To leverage these capabilities in haptics, the team created a new ionoelastomer electroadhesive clutch that could successfully simulate realistic tactile experiences. 

“We set out to create a material that would allow a system to simulate the feeling of holding and squeezing a soft rubber ball as well as the feeling of touching and pressing upon a hard, wooden table,” says Turner. “We wanted to be able to switch back and forth between those two very different sensations while also keeping the wearable device safe for human contact and repeated use.”

Fortunately, ionoelastomers allow charges to accumulate near the interface, decreasing the distance over which the voltage is applied and increasing the electric field. This results in a significant decrease, about 40-fold, in the required operating voltage of clutches. The ability to create such a strong bond in the soft ionoelastomers, however, gives rise to a different problem: a hard time letting go. 

“Ionoelastomer clutches are soft and ‘sticky,’ and thus can have a hard time releasing when the voltage is removed,” continues Turner. “And that might cause interruptions in the sensations in a virtual environment.” 

To tackle this issue, the team manipulated the surface roughness of the clutch. This roughness decreases the amount of surface area that can experience adhesion in the clutch, and therefore decreases the stickiness to a level that improves the switchability between stiff and flexible states. The team also integrated a metal mesh into the ionoelastomer to increase the system’s force capacity that allows the clutch to hold more weight and resist higher force, abilities essential to creating the sensation of pushing upon a hard surface in virtual reality.

The team put the clutch to the test in real-world scenarios and observed that it was successful in securing a cell phone to a mount in all orientations and in simulating tension and weight when attached to a finger in a wearable haptics device.

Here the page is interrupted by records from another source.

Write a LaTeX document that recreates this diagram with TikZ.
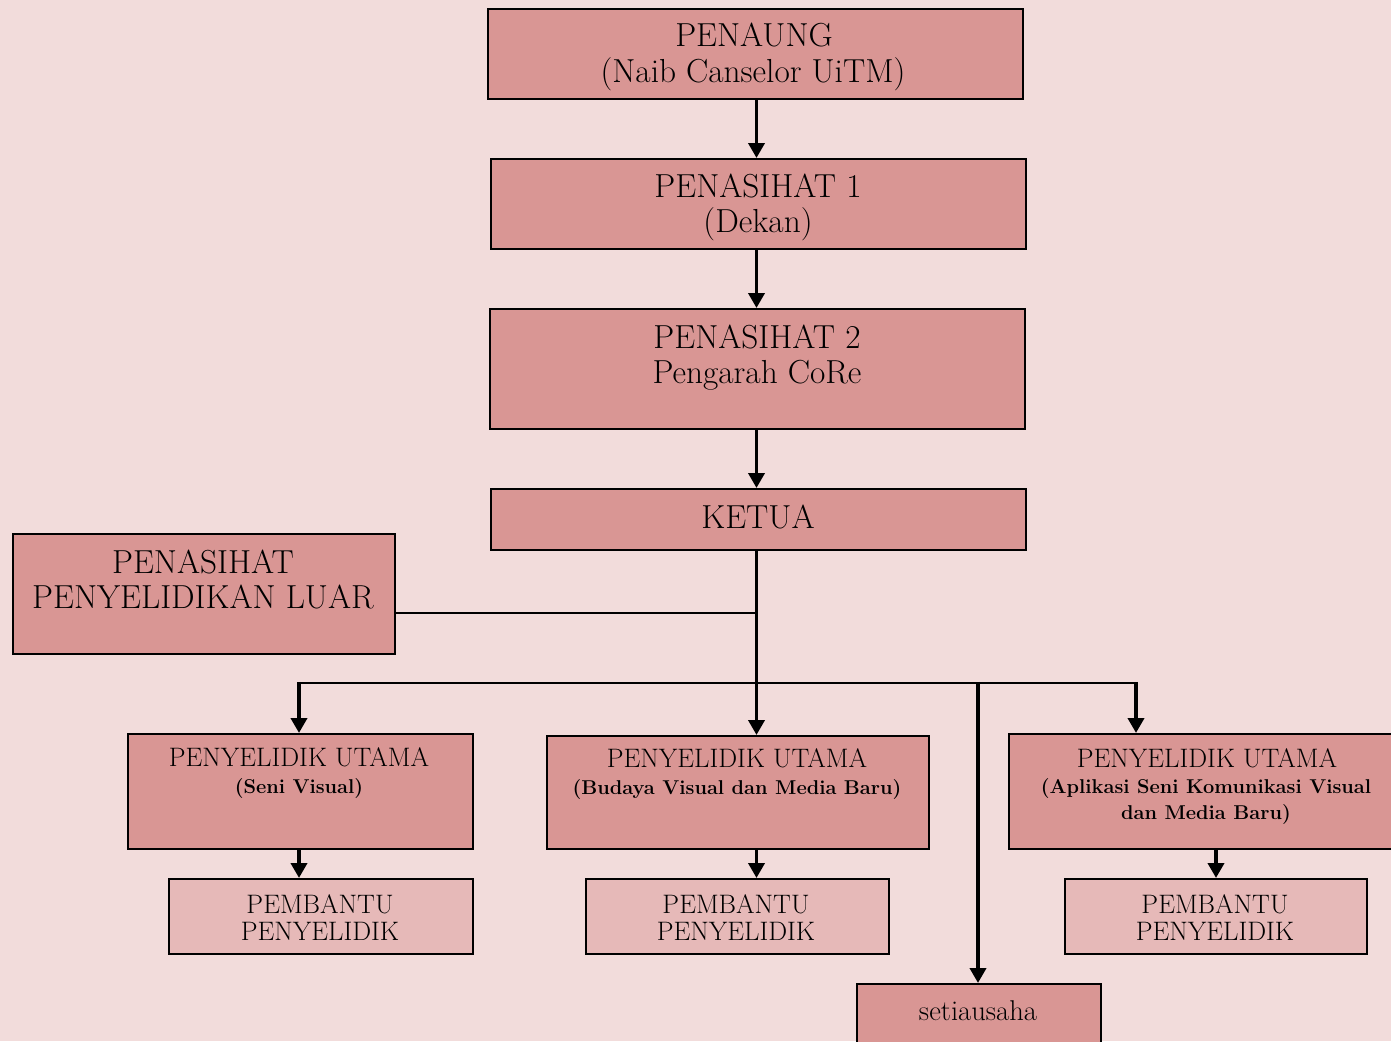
\documentclass[tikz,border=0pt]{standalone}
\usetikzlibrary{arrows.meta}
\definecolor{bgc}{HTML}{F2DCDB}
\definecolor{darkbox}{HTML}{D99694}
\definecolor{lightbox}{HTML}{E6B9B8}
\newcommand\fbig{\fontsize{33.3}{38}\selectfont}
\newcommand\fmid{\fontsize{26.7}{30}\selectfont}
\newcommand\fbld{\fontsize{20}{24}\selectfont\bfseries}
\newcommand\fsec{\fontsize{28.6}{32}\selectfont}
\begin{document}
\begin{tikzpicture}[x=1pt,y=-1pt,
  box/.style={draw=black, line width=2pt, fill=darkbox, inner sep=0pt, anchor=north west},
  lbox/.style={box, fill=lightbox},
  txt/.style={inner sep=0pt, anchor=base},
  arr/.style={line width=3.8pt, -{Triangle[length=15pt,width=16pt]}},
  conn/.style={line width=2.5pt}]
\fill[bgc] (0,0) rectangle (1391,1041);
\useasboundingbox (0,0) rectangle (1391,1041);
\clip (0,0) rectangle (1391,1041);
% boxes
\node[box, minimum width=535pt, minimum height=90pt] (penaung) at (487,8) {};
\node[box, minimum width=535pt, minimum height=90pt] (pen1) at (490,158) {};
\node[box, minimum width=535pt, minimum height=120pt] (pen2) at (489,308) {};
\node[box, minimum width=535pt, minimum height=61pt] (ketua) at (490,488) {};
\node[box, minimum width=382pt, minimum height=120pt] (luar) at (12,533) {};
\node[box, minimum width=345pt, minimum height=115pt] (pu1) at (127,733) {};
\node[box, minimum width=382pt, minimum height=113pt] (pu2) at (546,735) {};
\node[box, minimum width=420pt, minimum height=115pt] (pu3) at (1008,733) {};
\node[lbox, minimum width=304pt, minimum height=75pt] (pp1) at (168,878) {};
\node[lbox, minimum width=303pt, minimum height=75pt] (pp2) at (585,878) {};
\node[lbox, minimum width=302pt, minimum height=75pt] (pp3) at (1064,878) {};
\node[box, minimum width=244pt, minimum height=80pt] (setia) at (856,983) {};
% texts
\node[txt, font=\fbig] (penaungA) at (754,47) {PENAUNG};
\node[txt, font=\fbig] (penaungB) at (753,82) {(Naib Canselor UiTM)};
\node[txt, font=\fbig] (pen1A) at (758,197) {PENASIHAT 1};
\node[txt, font=\fbig] (pen1B) at (758,232) {(Dekan)};
\node[txt, font=\fbig] (pen2A) at (757,348) {PENASIHAT 2};
\node[txt, font=\fbig] (pen2B) at (757,383) {Pengarah CoRe};
\node[txt, font=\fbig] (ketuaA) at (758,528) {KETUA};
\node[txt, font=\fbig] (luarA) at (203,573) {PENASIHAT};
\node[txt, font=\fbig] (luarB) at (203,608) {PENYELIDIKAN LUAR};
\node[txt, font=\fmid] (pu1A) at (299,766) {PENYELIDIK UTAMA};
\node[txt, font=\fbld] (pu1B) at (299,793) {(Seni Visual)};
\node[txt, font=\fmid] (pu2A) at (737,767) {PENYELIDIK UTAMA};
\node[txt, font=\fbld] (pu2B) at (737,794) {(Budaya Visual dan Media Baru)};
\node[txt, font=\fmid] (pu3A) at (1207,767) {PENYELIDIK UTAMA};
\node[txt, font=\fbld] (pu3B) at (1206,793) {(Aplikasi Seni Komunikasi Visual};
\node[txt, font=\fbld] (pu3C) at (1206,819) {dan Media Baru)};
\node[txt, font=\fmid] (pp1A) at (320,913) {PEMBANTU};
\node[txt, font=\fmid] (pp1B) at (320,940) {PENYELIDIK};
\node[txt, font=\fmid] (pp2A) at (736,913) {PEMBANTU};
\node[txt, font=\fmid] (pp2B) at (736,940) {PENYELIDIK};
\node[txt, font=\fmid] (pp3A) at (1215,913) {PEMBANTU};
\node[txt, font=\fmid] (pp3B) at (1215,940) {PENYELIDIK};
\node[txt, font=\fsec] (setiaA) at (978,1020) {setiausaha};
% connectors
\coordinate (spine) at (756.5,683);
\coordinate (luarj) at (756.5,613);
\coordinate (busL) at (299,683);
\coordinate (busR) at (1136,683);
\coordinate (sec) at (978,683);
\draw[arr] (penaung.south -| spine) -- (pen1.north -| spine);
\draw[arr] (pen1.south -| spine) -- (pen2.north -| spine);
\draw[arr] (pen2.south -| spine) -- (ketua.north -| spine);
\draw[arr] (ketua.south -| spine) -- (pu2.north -| spine);
\draw[conn] (luarj -| luar.east) -- (luarj);
\draw[conn] ([xshift=-1.9pt]busL) -- ([xshift=1.9pt]busR);
\draw[arr] ([yshift=1.2pt]busL) -- (busL |- pu1.north);
\draw[arr] ([yshift=1.2pt]busR) -- (busR |- pu3.north);
\draw[arr] ([yshift=1.2pt]sec) -- (setia.north -| sec);
\draw[arr] (pu1.south -| busL) -- (pp1.north -| busL);
\draw[arr] (pu2.south -| spine) -- (pp2.north -| spine);
\draw[arr] (pp3.north |- pu3.south) -- (pp3.north);
\end{tikzpicture}
\end{document}
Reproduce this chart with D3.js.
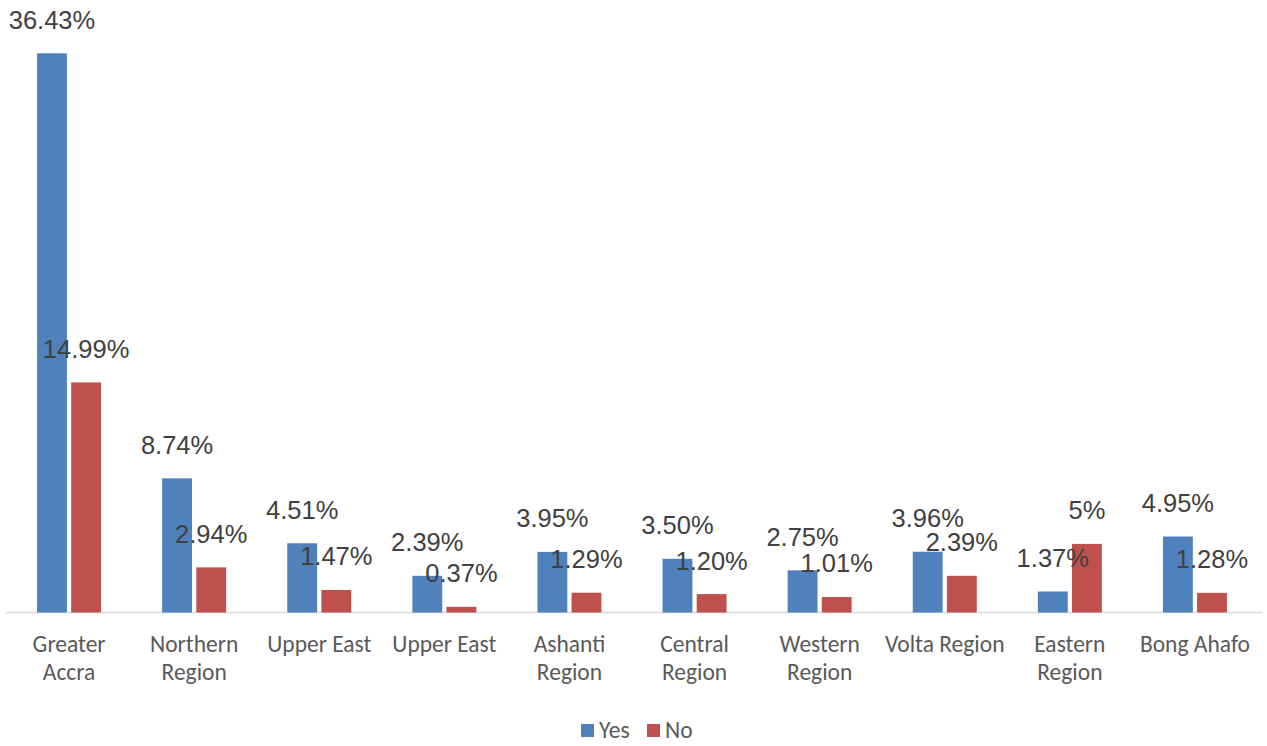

“We were able to create a clutch that outperforms the best existing clutch by 5-fold in force capacity with a 40-fold decrease in the required operating voltage,” says Pikul. “Our clutch can be applied to a wide range of technologies because it is strong, small and easily switches from stiff to flexible.”

But there is always room for improvement. Along with exploring the wide range of applications for this new electroadhesive clutch, the team wants to improve some of its properties to make it even better.

“Making the clutch tougher and more durable to last through many ‘on-off’ cycles would be an area to address in the future,” says Pikul. “We also want to find ways for the ionoelastomers to stick to a wider range of materials, including metals and polymers, so they can be integrated into a variety of soft and hard robots.”

Electroadhesive clutches are a relatively new technology being explored in many different types of robotics research. Improvements to these mechanisms not only move research forward, but also make future technology such as realistic VR gloves and even more ambitious products such as in-home robot assistants that much more possible.